Information supplied:
-.-.-
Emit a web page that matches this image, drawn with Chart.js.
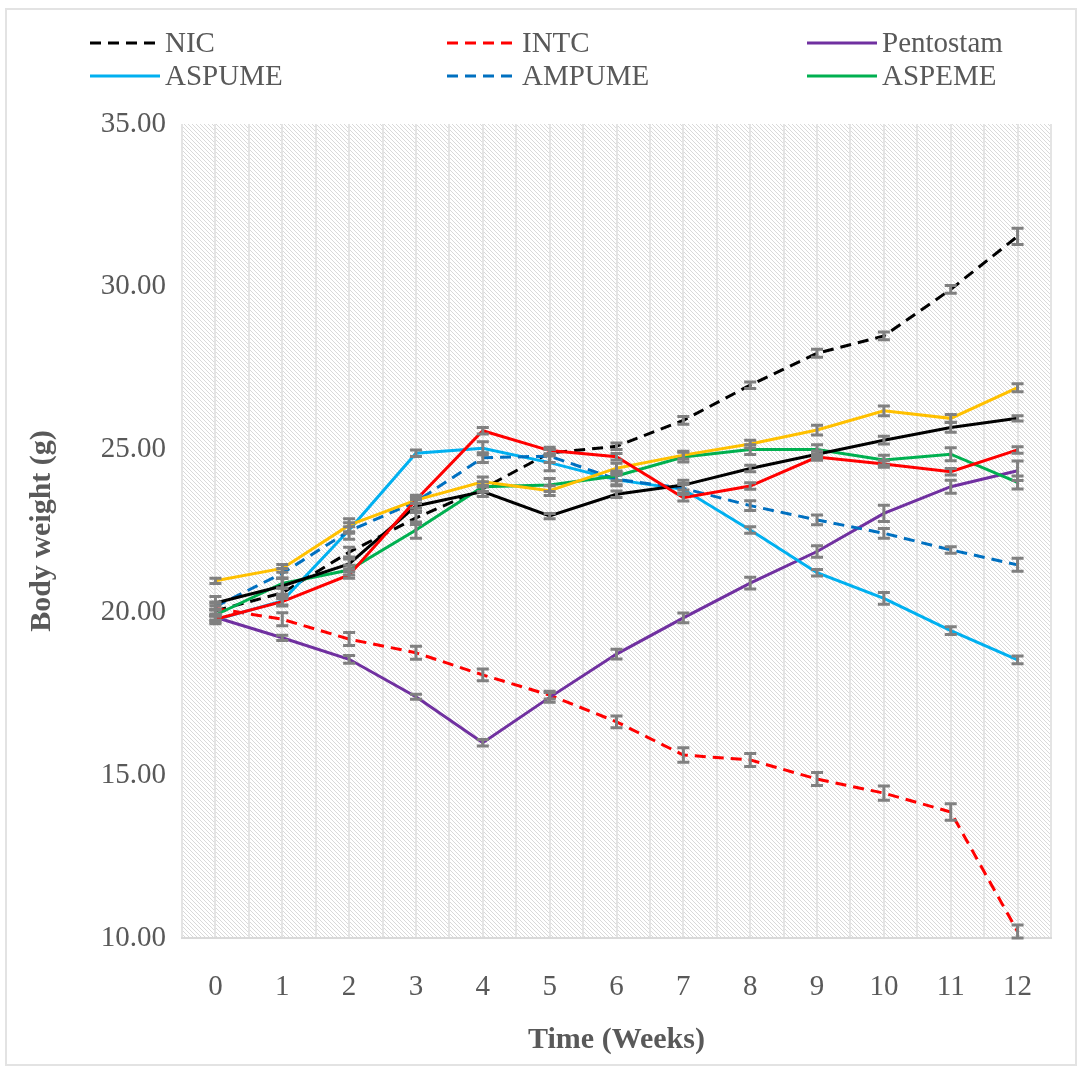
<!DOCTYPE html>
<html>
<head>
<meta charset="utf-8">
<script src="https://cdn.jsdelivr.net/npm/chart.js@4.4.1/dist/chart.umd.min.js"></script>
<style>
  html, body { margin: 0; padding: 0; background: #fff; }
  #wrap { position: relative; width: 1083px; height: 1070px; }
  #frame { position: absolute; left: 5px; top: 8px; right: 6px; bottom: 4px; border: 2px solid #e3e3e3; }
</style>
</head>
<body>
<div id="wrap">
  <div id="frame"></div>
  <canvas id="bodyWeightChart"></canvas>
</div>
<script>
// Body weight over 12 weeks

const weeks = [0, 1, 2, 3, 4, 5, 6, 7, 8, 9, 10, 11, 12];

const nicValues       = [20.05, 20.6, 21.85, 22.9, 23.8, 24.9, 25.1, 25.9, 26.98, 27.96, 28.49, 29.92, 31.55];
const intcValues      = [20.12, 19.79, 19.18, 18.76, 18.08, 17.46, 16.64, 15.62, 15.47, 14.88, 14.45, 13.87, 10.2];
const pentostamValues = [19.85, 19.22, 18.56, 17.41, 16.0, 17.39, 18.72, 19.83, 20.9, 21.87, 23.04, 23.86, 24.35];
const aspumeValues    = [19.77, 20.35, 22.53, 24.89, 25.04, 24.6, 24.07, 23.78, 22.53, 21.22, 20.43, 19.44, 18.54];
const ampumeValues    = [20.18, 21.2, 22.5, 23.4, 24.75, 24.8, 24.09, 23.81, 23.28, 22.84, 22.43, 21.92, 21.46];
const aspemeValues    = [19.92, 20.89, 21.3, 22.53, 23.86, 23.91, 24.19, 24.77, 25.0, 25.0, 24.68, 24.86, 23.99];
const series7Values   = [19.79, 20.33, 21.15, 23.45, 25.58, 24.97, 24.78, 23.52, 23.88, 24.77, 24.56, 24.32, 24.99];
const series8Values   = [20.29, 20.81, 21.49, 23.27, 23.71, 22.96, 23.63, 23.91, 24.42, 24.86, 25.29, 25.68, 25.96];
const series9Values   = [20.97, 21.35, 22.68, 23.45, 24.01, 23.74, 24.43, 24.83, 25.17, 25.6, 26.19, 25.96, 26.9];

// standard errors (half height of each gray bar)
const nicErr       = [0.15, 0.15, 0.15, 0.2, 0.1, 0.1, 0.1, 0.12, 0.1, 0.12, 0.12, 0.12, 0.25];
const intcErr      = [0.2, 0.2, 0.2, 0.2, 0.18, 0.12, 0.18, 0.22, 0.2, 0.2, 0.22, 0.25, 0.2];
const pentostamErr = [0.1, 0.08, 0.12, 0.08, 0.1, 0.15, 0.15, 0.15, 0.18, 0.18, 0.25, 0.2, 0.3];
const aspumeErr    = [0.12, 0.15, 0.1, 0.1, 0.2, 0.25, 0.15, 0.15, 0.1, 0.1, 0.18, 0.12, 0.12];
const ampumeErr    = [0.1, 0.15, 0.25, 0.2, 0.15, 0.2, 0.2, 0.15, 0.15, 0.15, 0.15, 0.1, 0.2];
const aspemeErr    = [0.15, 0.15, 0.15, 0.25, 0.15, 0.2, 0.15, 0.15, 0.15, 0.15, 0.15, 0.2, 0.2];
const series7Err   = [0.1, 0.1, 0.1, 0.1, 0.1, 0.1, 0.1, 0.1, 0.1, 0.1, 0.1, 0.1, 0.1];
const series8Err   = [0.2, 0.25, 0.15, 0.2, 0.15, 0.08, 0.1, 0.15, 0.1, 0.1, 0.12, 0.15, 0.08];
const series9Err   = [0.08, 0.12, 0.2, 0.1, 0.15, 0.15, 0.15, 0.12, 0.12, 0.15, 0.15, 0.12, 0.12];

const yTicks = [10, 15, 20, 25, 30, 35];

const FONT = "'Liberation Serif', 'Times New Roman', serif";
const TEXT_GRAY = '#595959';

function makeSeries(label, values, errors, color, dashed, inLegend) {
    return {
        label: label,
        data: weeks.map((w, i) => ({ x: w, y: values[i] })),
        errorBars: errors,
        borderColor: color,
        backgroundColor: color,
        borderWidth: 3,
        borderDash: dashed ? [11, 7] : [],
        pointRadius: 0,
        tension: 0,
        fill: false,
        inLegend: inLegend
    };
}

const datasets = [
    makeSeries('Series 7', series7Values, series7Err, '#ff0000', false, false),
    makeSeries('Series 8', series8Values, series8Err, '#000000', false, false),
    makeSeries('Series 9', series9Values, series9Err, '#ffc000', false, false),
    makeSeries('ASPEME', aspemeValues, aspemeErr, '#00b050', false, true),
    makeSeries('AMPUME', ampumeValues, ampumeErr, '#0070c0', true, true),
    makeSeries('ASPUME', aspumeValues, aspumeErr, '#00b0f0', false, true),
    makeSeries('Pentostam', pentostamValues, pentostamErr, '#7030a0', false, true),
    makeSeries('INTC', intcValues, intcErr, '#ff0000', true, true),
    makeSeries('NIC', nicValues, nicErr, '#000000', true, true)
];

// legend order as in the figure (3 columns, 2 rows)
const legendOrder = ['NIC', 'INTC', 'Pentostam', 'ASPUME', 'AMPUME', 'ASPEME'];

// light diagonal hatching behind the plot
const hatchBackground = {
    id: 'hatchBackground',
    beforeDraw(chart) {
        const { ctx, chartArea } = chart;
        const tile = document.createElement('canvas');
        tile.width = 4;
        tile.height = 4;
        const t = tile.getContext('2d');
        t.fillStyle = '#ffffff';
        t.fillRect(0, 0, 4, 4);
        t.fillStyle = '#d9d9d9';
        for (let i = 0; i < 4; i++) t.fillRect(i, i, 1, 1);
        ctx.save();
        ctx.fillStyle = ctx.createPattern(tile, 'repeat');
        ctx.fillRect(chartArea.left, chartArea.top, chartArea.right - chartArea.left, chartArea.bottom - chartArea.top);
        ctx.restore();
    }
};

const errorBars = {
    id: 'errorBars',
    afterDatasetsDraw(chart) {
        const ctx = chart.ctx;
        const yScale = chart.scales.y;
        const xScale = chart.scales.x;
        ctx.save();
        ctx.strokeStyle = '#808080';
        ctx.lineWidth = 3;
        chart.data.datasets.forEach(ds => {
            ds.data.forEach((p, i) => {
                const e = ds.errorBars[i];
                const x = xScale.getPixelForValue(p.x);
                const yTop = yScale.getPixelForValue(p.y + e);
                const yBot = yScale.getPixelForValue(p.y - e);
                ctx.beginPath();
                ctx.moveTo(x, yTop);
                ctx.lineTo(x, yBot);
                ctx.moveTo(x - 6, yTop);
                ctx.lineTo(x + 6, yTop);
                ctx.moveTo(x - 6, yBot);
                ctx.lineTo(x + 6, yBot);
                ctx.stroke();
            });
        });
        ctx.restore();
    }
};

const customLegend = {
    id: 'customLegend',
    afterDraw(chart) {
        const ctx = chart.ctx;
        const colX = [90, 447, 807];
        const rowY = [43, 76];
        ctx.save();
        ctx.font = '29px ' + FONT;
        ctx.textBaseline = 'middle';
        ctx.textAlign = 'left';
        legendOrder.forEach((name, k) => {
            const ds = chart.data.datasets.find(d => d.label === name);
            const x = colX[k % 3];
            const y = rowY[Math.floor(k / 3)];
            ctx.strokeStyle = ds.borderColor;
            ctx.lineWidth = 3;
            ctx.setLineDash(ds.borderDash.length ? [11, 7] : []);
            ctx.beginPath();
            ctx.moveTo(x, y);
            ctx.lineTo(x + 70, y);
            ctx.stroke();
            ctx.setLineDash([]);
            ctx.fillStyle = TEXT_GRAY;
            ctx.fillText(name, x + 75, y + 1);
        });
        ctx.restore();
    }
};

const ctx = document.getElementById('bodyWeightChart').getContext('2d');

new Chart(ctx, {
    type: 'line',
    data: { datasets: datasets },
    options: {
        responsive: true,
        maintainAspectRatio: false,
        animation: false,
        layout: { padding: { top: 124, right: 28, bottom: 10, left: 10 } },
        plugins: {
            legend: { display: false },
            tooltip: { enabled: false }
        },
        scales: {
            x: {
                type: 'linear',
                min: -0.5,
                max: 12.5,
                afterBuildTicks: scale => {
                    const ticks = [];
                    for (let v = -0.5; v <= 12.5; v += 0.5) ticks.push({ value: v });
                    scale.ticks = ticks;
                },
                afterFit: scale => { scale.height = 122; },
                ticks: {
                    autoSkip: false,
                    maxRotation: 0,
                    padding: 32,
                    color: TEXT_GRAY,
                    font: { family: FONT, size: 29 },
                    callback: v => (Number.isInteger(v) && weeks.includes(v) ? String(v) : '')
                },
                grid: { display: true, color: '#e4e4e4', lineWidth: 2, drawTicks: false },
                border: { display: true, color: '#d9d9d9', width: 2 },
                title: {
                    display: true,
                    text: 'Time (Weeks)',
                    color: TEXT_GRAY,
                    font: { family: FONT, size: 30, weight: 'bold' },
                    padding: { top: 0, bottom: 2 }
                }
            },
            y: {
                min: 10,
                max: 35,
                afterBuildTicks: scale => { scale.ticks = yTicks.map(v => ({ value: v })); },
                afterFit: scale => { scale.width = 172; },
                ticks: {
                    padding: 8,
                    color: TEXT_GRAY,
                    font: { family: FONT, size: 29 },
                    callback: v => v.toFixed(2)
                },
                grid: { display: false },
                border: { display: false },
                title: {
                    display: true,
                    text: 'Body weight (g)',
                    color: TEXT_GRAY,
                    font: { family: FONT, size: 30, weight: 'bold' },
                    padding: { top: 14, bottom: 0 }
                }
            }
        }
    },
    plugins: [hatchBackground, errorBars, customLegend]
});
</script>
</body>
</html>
-.-.-
Brief: Starting at the first line of the material, output exactly the lines up to and including the one with "26.19, 25.96, 26.9];". Do not include the pictures.

Finished exercise:
Emit a web page that matches this image, drawn with Chart.js.
<!DOCTYPE html>
<html>
<head>
<meta charset="utf-8">
<script src="https://cdn.jsdelivr.net/npm/chart.js@4.4.1/dist/chart.umd.min.js"></script>
<style>
  html, body { margin: 0; padding: 0; background: #fff; }
  #wrap { position: relative; width: 1083px; height: 1070px; }
  #frame { position: absolute; left: 5px; top: 8px; right: 6px; bottom: 4px; border: 2px solid #e3e3e3; }
</style>
</head>
<body>
<div id="wrap">
  <div id="frame"></div>
  <canvas id="bodyWeightChart"></canvas>
</div>
<script>
// Body weight over 12 weeks

const weeks = [0, 1, 2, 3, 4, 5, 6, 7, 8, 9, 10, 11, 12];

const nicValues       = [20.05, 20.6, 21.85, 22.9, 23.8, 24.9, 25.1, 25.9, 26.98, 27.96, 28.49, 29.92, 31.55];
const intcValues      = [20.12, 19.79, 19.18, 18.76, 18.08, 17.46, 16.64, 15.62, 15.47, 14.88, 14.45, 13.87, 10.2];
const pentostamValues = [19.85, 19.22, 18.56, 17.41, 16.0, 17.39, 18.72, 19.83, 20.9, 21.87, 23.04, 23.86, 24.35];
const aspumeValues    = [19.77, 20.35, 22.53, 24.89, 25.04, 24.6, 24.07, 23.78, 22.53, 21.22, 20.43, 19.44, 18.54];
const ampumeValues    = [20.18, 21.2, 22.5, 23.4, 24.75, 24.8, 24.09, 23.81, 23.28, 22.84, 22.43, 21.92, 21.46];
const aspemeValues    = [19.92, 20.89, 21.3, 22.53, 23.86, 23.91, 24.19, 24.77, 25.0, 25.0, 24.68, 24.86, 23.99];
const series7Values   = [19.79, 20.33, 21.15, 23.45, 25.58, 24.97, 24.78, 23.52, 23.88, 24.77, 24.56, 24.32, 24.99];
const series8Values   = [20.29, 20.81, 21.49, 23.27, 23.71, 22.96, 23.63, 23.91, 24.42, 24.86, 25.29, 25.68, 25.96];
const series9Values   = [20.97, 21.35, 22.68, 23.45, 24.01, 23.74, 24.43, 24.83, 25.17, 25.6, 26.19, 25.96, 26.9];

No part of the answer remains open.